Obdzwoniliśmy kilkanaście gabinetów w okolicy, w zasadzie wszystkie, które znaleźliśmy, najszybciej wizyta możliwa jest następnego dnia, kilkadziesiąt kilometrów od domu, 40 min jazdy, więc czekamy. Dziecko może poczekać Jest dla mnie zupełne jasne, że można poczekać kilka dni, czy nawet tygodni, jeśli sprawa nie jest pilna, bo np. podejrzewamy, że dziecko ma niewielką wadę wzroku, wtedy czekanie nawet dwa miesiące jest możliwe. Denerwujące, ale możliwe. Jednak to, że w sytuacjach nagłych, opłacając składki zdrowotne, trzeba się gimnastykować, żeby na dziecko w ogóle ktoś spojrzał, nie wspominając już o tym, że i tak prywatnie, jest frustrujące.
Ból, nasilająca się opuchlizna u dziesięciolatka nie są tu argumentem dla żadnego specjalisty. Można, oczywiście, że można jechać na SOR, ale czy zawsze trzeba? Jest pandemia, dziecko cierpi, a tymczasem mam je wsadzić do auta (fajnie, że mam, bo przecież nie każdy jeździ samochodem), pojechać dwie godziny w jedną stronę, odczekać swoje w kolejce i wrócić w kolejne dwie godziny do domu.
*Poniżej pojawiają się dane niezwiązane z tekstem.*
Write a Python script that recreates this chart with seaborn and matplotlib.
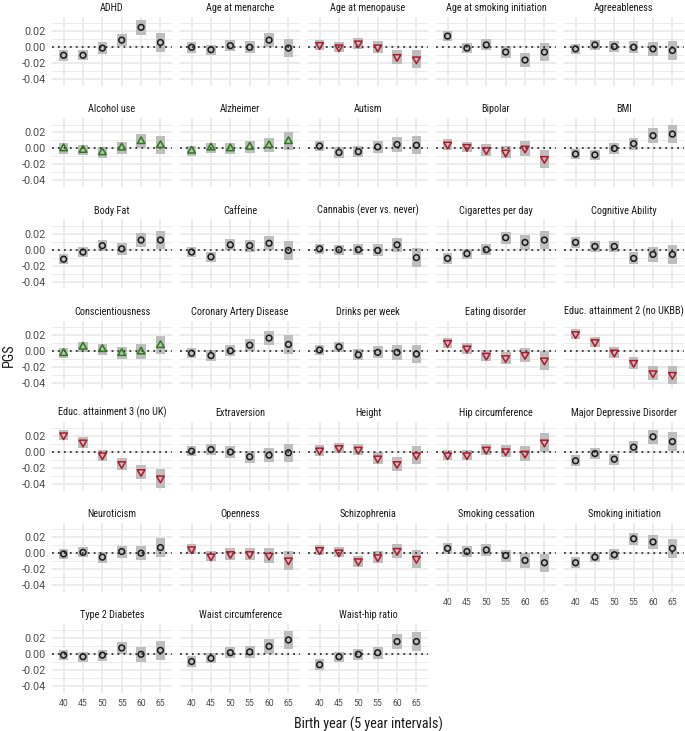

Każdy, kto był na SOR wie, że to nie jest szybka wizyta. Dziecko, które cierpi z powodu bólu i dyskomfortu, któremu przeszkadza światło, dodatkowo zestresowane sytuacją i zawiezione w czasie pandemii do szpitala, kiedy można by je zbadać w normalnym gabinecie, to nie jest najlepszy pomysł. Niestety, chyba tylko rodzicom to przeszkadza, bo przepisy zupełnie nie rozwiązują problemu.